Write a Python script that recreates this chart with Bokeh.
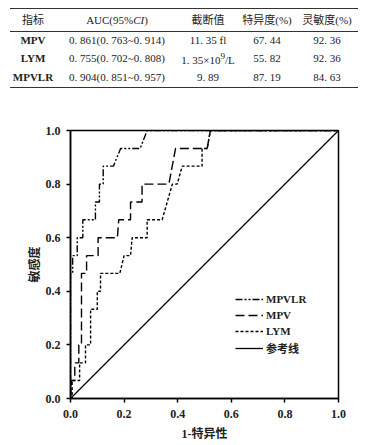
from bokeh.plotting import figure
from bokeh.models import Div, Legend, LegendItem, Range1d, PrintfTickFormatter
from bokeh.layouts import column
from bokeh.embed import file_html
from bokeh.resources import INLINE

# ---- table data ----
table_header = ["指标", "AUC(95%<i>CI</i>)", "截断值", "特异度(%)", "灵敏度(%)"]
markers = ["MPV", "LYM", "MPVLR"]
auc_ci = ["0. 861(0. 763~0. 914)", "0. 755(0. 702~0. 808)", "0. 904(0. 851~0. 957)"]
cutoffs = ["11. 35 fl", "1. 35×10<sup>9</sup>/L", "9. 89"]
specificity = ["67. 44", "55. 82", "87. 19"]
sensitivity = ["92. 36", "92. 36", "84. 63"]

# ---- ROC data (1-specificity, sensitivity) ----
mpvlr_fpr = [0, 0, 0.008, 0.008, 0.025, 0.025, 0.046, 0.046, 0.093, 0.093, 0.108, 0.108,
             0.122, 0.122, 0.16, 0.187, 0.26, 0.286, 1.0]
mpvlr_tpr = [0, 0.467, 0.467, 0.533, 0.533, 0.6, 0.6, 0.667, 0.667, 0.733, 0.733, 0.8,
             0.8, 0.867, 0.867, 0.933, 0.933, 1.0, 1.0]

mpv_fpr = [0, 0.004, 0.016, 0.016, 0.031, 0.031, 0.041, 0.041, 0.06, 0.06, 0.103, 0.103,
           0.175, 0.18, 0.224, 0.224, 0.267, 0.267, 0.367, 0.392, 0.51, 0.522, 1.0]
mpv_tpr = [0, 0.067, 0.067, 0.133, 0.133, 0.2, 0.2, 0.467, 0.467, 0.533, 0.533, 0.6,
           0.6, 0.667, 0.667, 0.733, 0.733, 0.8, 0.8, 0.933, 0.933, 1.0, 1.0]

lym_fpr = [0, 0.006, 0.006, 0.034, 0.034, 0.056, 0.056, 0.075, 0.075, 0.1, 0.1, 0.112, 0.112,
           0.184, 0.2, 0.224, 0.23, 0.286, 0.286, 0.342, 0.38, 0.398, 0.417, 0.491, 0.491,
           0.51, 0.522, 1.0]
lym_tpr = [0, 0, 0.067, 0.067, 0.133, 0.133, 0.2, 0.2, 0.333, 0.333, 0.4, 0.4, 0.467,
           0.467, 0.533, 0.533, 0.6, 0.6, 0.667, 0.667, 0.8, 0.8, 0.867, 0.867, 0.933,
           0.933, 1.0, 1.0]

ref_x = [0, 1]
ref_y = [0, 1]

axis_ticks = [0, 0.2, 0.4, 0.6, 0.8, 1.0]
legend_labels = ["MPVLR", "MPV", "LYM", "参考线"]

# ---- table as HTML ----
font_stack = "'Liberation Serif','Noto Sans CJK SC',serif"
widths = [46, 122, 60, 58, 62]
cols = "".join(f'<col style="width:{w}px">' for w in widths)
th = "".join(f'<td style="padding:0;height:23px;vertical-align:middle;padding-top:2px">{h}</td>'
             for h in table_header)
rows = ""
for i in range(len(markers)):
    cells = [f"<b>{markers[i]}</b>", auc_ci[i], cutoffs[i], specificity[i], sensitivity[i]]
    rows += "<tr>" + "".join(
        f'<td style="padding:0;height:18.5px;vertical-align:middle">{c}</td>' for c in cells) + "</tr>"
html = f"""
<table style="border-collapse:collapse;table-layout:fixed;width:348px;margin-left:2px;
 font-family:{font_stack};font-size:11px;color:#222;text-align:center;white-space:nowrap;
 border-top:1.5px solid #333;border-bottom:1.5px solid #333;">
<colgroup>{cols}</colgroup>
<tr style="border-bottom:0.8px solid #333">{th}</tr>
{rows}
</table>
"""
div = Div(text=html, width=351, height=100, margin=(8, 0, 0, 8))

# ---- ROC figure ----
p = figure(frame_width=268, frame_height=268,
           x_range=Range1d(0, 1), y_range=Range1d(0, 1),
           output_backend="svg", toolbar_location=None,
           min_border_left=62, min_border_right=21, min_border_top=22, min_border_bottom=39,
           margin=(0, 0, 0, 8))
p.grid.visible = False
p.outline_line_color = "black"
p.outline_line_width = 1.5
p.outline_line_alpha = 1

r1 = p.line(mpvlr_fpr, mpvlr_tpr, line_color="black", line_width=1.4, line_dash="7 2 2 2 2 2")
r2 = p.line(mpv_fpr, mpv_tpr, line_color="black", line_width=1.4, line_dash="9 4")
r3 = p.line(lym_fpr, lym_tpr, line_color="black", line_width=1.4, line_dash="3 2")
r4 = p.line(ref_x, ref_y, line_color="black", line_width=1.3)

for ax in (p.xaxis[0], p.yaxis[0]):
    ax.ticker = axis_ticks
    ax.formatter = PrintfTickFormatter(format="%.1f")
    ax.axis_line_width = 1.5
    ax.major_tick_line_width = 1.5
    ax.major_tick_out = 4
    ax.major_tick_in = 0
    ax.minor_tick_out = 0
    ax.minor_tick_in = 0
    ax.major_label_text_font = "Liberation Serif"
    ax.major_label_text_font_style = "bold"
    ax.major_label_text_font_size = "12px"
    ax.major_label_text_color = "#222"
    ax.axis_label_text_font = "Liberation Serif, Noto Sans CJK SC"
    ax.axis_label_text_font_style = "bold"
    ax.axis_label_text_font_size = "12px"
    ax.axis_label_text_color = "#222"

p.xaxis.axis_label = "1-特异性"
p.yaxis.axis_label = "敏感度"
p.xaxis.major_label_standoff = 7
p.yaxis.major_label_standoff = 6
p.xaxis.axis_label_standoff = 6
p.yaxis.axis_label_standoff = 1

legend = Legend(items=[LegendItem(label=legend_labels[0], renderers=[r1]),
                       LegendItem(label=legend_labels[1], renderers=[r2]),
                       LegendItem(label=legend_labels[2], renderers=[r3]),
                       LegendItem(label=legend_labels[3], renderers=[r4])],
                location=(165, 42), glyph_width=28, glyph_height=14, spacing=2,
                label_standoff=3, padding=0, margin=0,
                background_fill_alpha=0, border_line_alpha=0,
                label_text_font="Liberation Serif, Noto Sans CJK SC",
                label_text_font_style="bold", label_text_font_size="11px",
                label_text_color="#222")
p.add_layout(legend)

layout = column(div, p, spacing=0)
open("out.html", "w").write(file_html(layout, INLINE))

+++

● **What you are asked to do**: Reproduce the data above word for word from its first line through the line that holds "from bokeh.resources import INLINE", both ends included; skip pictures.

● **Complete answer**:
Write a Python script that recreates this chart with Bokeh.
from bokeh.plotting import figure
from bokeh.models import Div, Legend, LegendItem, Range1d, PrintfTickFormatter
from bokeh.layouts import column
from bokeh.embed import file_html
from bokeh.resources import INLINE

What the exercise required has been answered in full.